» **EXERCISE REQUIREMENTS**:
Repeat the listing that follows, character for character, minus the pictures.

## BEGIN

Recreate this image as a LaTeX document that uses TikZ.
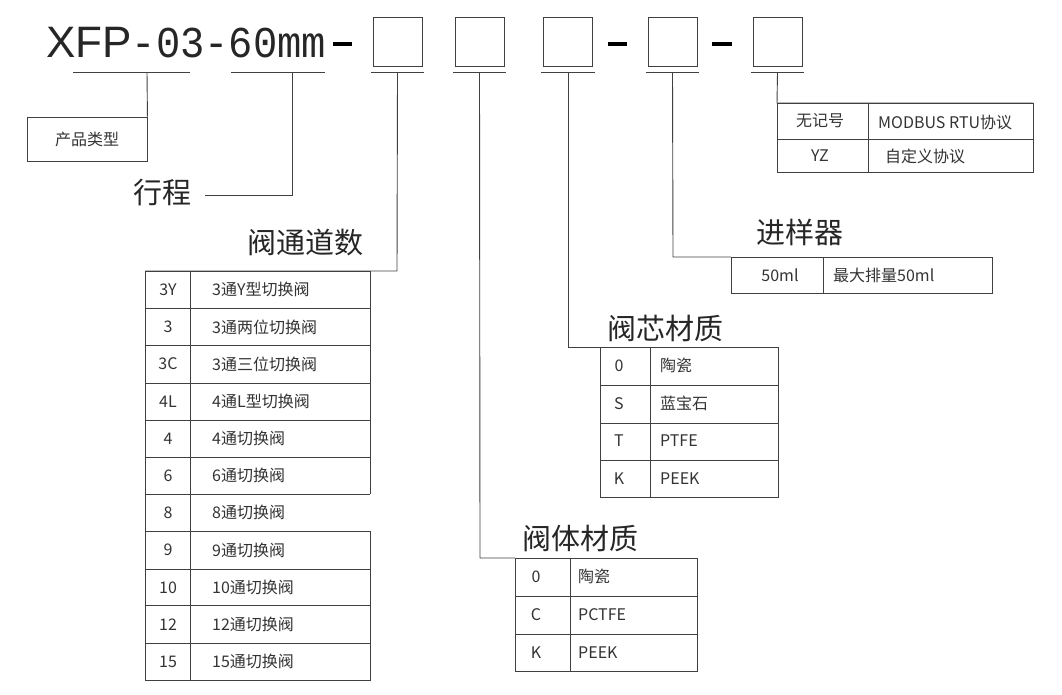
\documentclass[tikz,border=0pt]{standalone}
\usepackage{fontspec}
\setmainfont{Liberation Serif}
\setmonofont{Liberation Mono}
\newfontfamily\cjk{Noto Sans CJK SC}
\newfontfamily\hdsans{Liberation Sans}
\usetikzlibrary{positioning}
\tikzset{
  thin line/.style={draw=black!75, line width=0.9pt},
  box/.style={thin line, minimum width=49pt, minimum height=49pt, inner sep=0pt},
  bold dash/.style={line width=4pt},
  cell/.style={font=\fontsize{16}{16}\selectfont\cjk, text=black!80, inner sep=0pt},
  label/.style={font=\fontsize{29}{29}\selectfont\cjk, text=black!85, inner sep=0pt}
}
\newcommand{\rowlines}[3]{% x1, x2, list of y
  \foreach \yy in {#3} \draw[thin line] (#1,\yy) -- (#2,\yy);}
\begin{document}
\begin{tikzpicture}[x=1pt, y=-1pt]
    \useasboundingbox (0,0) rectangle (1062,695);

    % code line
    \node[anchor=base west, inner sep=0pt, text=black!85] (code) at (46,58)
        {\fontsize{44}{44}\selectfont\hdsans XFP\scalebox{0.92}[1]{\ttfamily -03-60mm}};
    \draw[bold dash] (333,44) -- (352,44);
    \node[box] (b1) at (397.5,41.5) {};
    \node[box] (b2) at (479.5,41.5) {};
    \node[box] (b3) at (568,41.5) {};
    \draw[bold dash] (608,44) -- (627,44);
    \node[box] (b4) at (672.5,41.5) {};
    \draw[bold dash] (712,44) -- (732,44);
    \node[box] (b5) at (777.5,41.5) {};

    % underlines
    \draw[thin line] (73,72) -- (190,72);
    \draw[thin line] (231,72) -- (325,72);
    \foreach \b in {b1,b2,b3,b4,b5}
        \draw[thin line] ([xshift=-2pt,yshift=-6pt]\b.south west) -- ([xshift=2pt,yshift=-6pt]\b.south east);

    % product type
    \node[thin line, cell, minimum width=120pt, minimum height=44pt] (type) at (87,139) {产品类型};
    \draw[thin line] (type.north east) -- (147,72);

    % stroke
    \node[label] (stroke) at (162,193) {行程};
    \draw[thin line] (205,195) -- (292,195) -- (292,72);

    % channels
    \node[label] (chan) at (305,242) {阀通道数};
    \coordinate (t1) at (145,271);
    \draw[thin line] ([yshift=-6pt]b1.south) -- (397,271) -- (t1);
    \draw[thin line] (145,271) -- (145,680) -- (370,680) -- (370,531);
    \draw[thin line] (370,494) -- (370,271);
    \draw[thin line] (190,271) -- (190,680);
    \rowlines{145}{370}{271,308,345,383,420,457,494,531,569,605,643}
    \foreach \k/\v [count=\i] in {3Y/3通Y型切换阀, 3/3通两位切换阀, 3C/3通三位切换阀,
        4L/4通L型切换阀, 4/4通切换阀, 6/6通切换阀, 8/8通切换阀, 9/9通切换阀,
        10/10通切换阀, 12/12通切换阀, 15/15通切换阀} {
        \node[cell] at (168,252.5+37.2*\i) {\k};
        \node[cell, anchor=west] at (212,252.5+37.2*\i) {\v};
    }

    % valve body
    \node[label] (body) at (580,538) {阀体材质};
    \draw[thin line] ([yshift=-6pt]b2.south) -- (480,558) -- (515,558);
    \draw[thin line] (515,558) rectangle (697,671);
    \draw[thin line] (570,558) -- (570,671);
    \rowlines{515}{697}{596,634}
    \foreach \k/\v [count=\i] in {0/陶瓷, C/PCTFE, K/PEEK} {
        \node[cell] at (536,558+37.7*\i-18.8) {\k};
        \node[cell, anchor=west] at (578,558+37.7*\i-18.8) {\v};
    }

    % valve core
    \node[label] (core) at (665,328) {阀芯材质};
    \draw[thin line] ([yshift=-6pt]b3.south) -- (568,347) -- (600,347);
    \draw[thin line] (600,347) rectangle (778,497);
    \draw[thin line] (650,347) -- (650,497);
    \rowlines{600}{778}{385,423,460}
    \foreach \k/\v [count=\i] in {0/陶瓷, S/蓝宝石, T/PTFE, K/PEEK} {
        \node[cell] at (619,347+37.5*\i-18.7) {\k};
        \node[cell, anchor=west] at (660,347+37.5*\i-18.7) {\v};
    }

    % sampler
    \node[label] (sampler) at (800,232) {进样器};
    \draw[thin line] ([yshift=-6pt]b4.south) -- (673,257) -- (731,257);
    \draw[thin line] (731,257) rectangle (992,293);
    \draw[thin line] (823,257) -- (823,293);
    \node[cell] at (780,275) {50ml};
    \node[cell, anchor=west] at (833,275) {最大排量50ml};

    % protocol
    \draw[thin line] ([yshift=-6pt]b5.south) -- (777,103) -- (1033,103);
    \draw[thin line] (777,103) rectangle (1033,172);
    \draw[thin line] (868,103) -- (868,172);
    \draw[thin line] (777,139) -- (1033,139);
    \node[cell] at (820,121) {无记号};
    \node[cell, anchor=west] at (878,122) {MODBUS RTU协议};
    \node[cell] at (820,156) {YZ};
    \node[cell, anchor=west] at (885,156) {自定义协议};
\end{tikzpicture}
\end{document}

## END

» **WRITTEN RESPONSE**:
Recreate this image as a LaTeX document that uses TikZ.
\documentclass[tikz,border=0pt]{standalone}
\usepackage{fontspec}
\setmainfont{Liberation Serif}
\setmonofont{Liberation Mono}
\newfontfamily\cjk{Noto Sans CJK SC}
\newfontfamily\hdsans{Liberation Sans}
\usetikzlibrary{positioning}
\tikzset{
  thin line/.style={draw=black!75, line width=0.9pt},
  box/.style={thin line, minimum width=49pt, minimum height=49pt, inner sep=0pt},
  bold dash/.style={line width=4pt},
  cell/.style={font=\fontsize{16}{16}\selectfont\cjk, text=black!80, inner sep=0pt},
  label/.style={font=\fontsize{29}{29}\selectfont\cjk, text=black!85, inner sep=0pt}
}
\newcommand{\rowlines}[3]{% x1, x2, list of y
  \foreach \yy in {#3} \draw[thin line] (#1,\yy) -- (#2,\yy);}
\begin{document}
\begin{tikzpicture}[x=1pt, y=-1pt]
    \useasboundingbox (0,0) rectangle (1062,695);

    % code line
    \node[anchor=base west, inner sep=0pt, text=black!85] (code) at (46,58)
        {\fontsize{44}{44}\selectfont\hdsans XFP\scalebox{0.92}[1]{\ttfamily -03-60mm}};
    \draw[bold dash] (333,44) -- (352,44);
    \node[box] (b1) at (397.5,41.5) {};
    \node[box] (b2) at (479.5,41.5) {};
    \node[box] (b3) at (568,41.5) {};
    \draw[bold dash] (608,44) -- (627,44);
    \node[box] (b4) at (672.5,41.5) {};
    \draw[bold dash] (712,44) -- (732,44);
    \node[box] (b5) at (777.5,41.5) {};

    % underlines
    \draw[thin line] (73,72) -- (190,72);
    \draw[thin line] (231,72) -- (325,72);
    \foreach \b in {b1,b2,b3,b4,b5}
        \draw[thin line] ([xshift=-2pt,yshift=-6pt]\b.south west) -- ([xshift=2pt,yshift=-6pt]\b.south east);

    % product type
    \node[thin line, cell, minimum width=120pt, minimum height=44pt] (type) at (87,139) {产品类型};
    \draw[thin line] (type.north east) -- (147,72);

    % stroke
    \node[label] (stroke) at (162,193) {行程};
    \draw[thin line] (205,195) -- (292,195) -- (292,72);

    % channels
    \node[label] (chan) at (305,242) {阀通道数};
    \coordinate (t1) at (145,271);
    \draw[thin line] ([yshift=-6pt]b1.south) -- (397,271) -- (t1);
    \draw[thin line] (145,271) -- (145,680) -- (370,680) -- (370,531);
    \draw[thin line] (370,494) -- (370,271);
    \draw[thin line] (190,271) -- (190,680);
    \rowlines{145}{370}{271,308,345,383,420,457,494,531,569,605,643}
    \foreach \k/\v [count=\i] in {3Y/3通Y型切换阀, 3/3通两位切换阀, 3C/3通三位切换阀,
        4L/4通L型切换阀, 4/4通切换阀, 6/6通切换阀, 8/8通切换阀, 9/9通切换阀,
        10/10通切换阀, 12/12通切换阀, 15/15通切换阀} {
        \node[cell] at (168,252.5+37.2*\i) {\k};
        \node[cell, anchor=west] at (212,252.5+37.2*\i) {\v};
    }

    % valve body
    \node[label] (body) at (580,538) {阀体材质};
    \draw[thin line] ([yshift=-6pt]b2.south) -- (480,558) -- (515,558);
    \draw[thin line] (515,558) rectangle (697,671);
    \draw[thin line] (570,558) -- (570,671);
    \rowlines{515}{697}{596,634}
    \foreach \k/\v [count=\i] in {0/陶瓷, C/PCTFE, K/PEEK} {
        \node[cell] at (536,558+37.7*\i-18.8) {\k};
        \node[cell, anchor=west] at (578,558+37.7*\i-18.8) {\v};
    }

    % valve core
    \node[label] (core) at (665,328) {阀芯材质};
    \draw[thin line] ([yshift=-6pt]b3.south) -- (568,347) -- (600,347);
    \draw[thin line] (600,347) rectangle (778,497);
    \draw[thin line] (650,347) -- (650,497);
    \rowlines{600}{778}{385,423,460}
    \foreach \k/\v [count=\i] in {0/陶瓷, S/蓝宝石, T/PTFE, K/PEEK} {
        \node[cell] at (619,347+37.5*\i-18.7) {\k};
        \node[cell, anchor=west] at (660,347+37.5*\i-18.7) {\v};
    }

    % sampler
    \node[label] (sampler) at (800,232) {进样器};
    \draw[thin line] ([yshift=-6pt]b4.south) -- (673,257) -- (731,257);
    \draw[thin line] (731,257) rectangle (992,293);
    \draw[thin line] (823,257) -- (823,293);
    \node[cell] at (780,275) {50ml};
    \node[cell, anchor=west] at (833,275) {最大排量50ml};

    % protocol
    \draw[thin line] ([yshift=-6pt]b5.south) -- (777,103) -- (1033,103);
    \draw[thin line] (777,103) rectangle (1033,172);
    \draw[thin line] (868,103) -- (868,172);
    \draw[thin line] (777,139) -- (1033,139);
    \node[cell] at (820,121) {无记号};
    \node[cell, anchor=west] at (878,122) {MODBUS RTU协议};
    \node[cell] at (820,156) {YZ};
    \node[cell, anchor=west] at (885,156) {自定义协议};
\end{tikzpicture}
\end{document}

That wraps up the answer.